Merger happens when two companies, mostly of the same size, agree to go forward as a single new company in the best interest of both. The shareholders of the involved companies often remain as joint proprietors. Both company's stocks are surrendered and a new company stock is issued in its place. For example, both Daimler-Benz and Chrysler ceased to exist when the two firms merged, and a new company, DaimlerChrysler, was created. A merger can bear a resemblance to takeover, but results in a new company name and a new branding.
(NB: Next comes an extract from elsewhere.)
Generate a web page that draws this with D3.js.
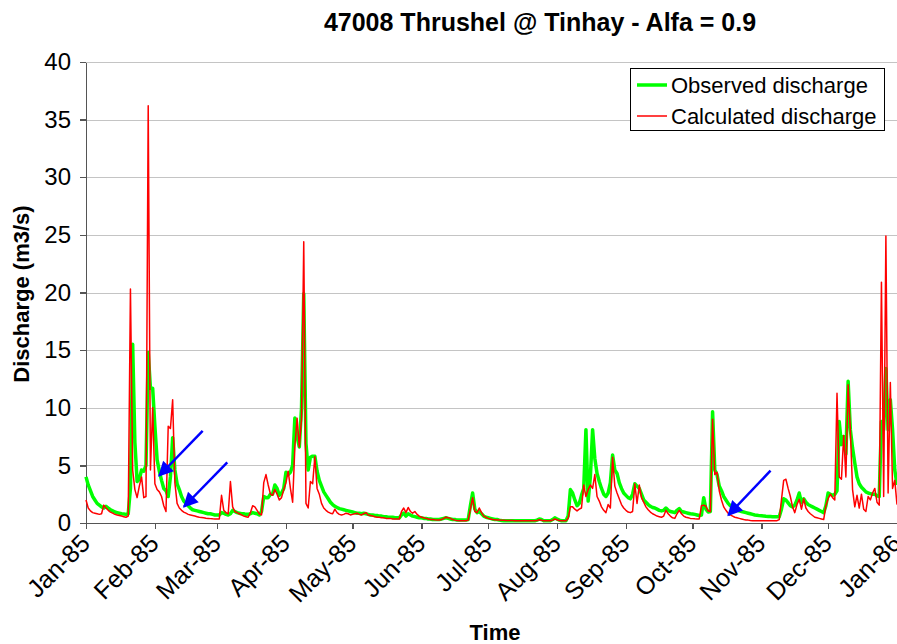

There are different mergers based business structures. Here are a few types:

  • Horizontal merger: This happens when two or more companies who are in direct competition and share the same product lines and markets merge.
  • Vertical merger: This happens between a customer and company or a supplier and company. For example, a laptop company merge with the processor company.
  • Market-extension merger: This happens between companies that sell the same products in different markets.
  • Product-extension merger: This happens between companies selling different but related products in the same market.
  • Conglomeration: This happens between companies that have no common business areas.

Finance based mergers

There are two types of mergers based on the financing. Each has certain implications for the investors:

  • Purchase mergers: This occurs when one company takes on another. The purchase is made with cash or through the issue of some kind of debt instrument.
  • Consolidation mergers: This occurs when two or more companies join to become a completely new company.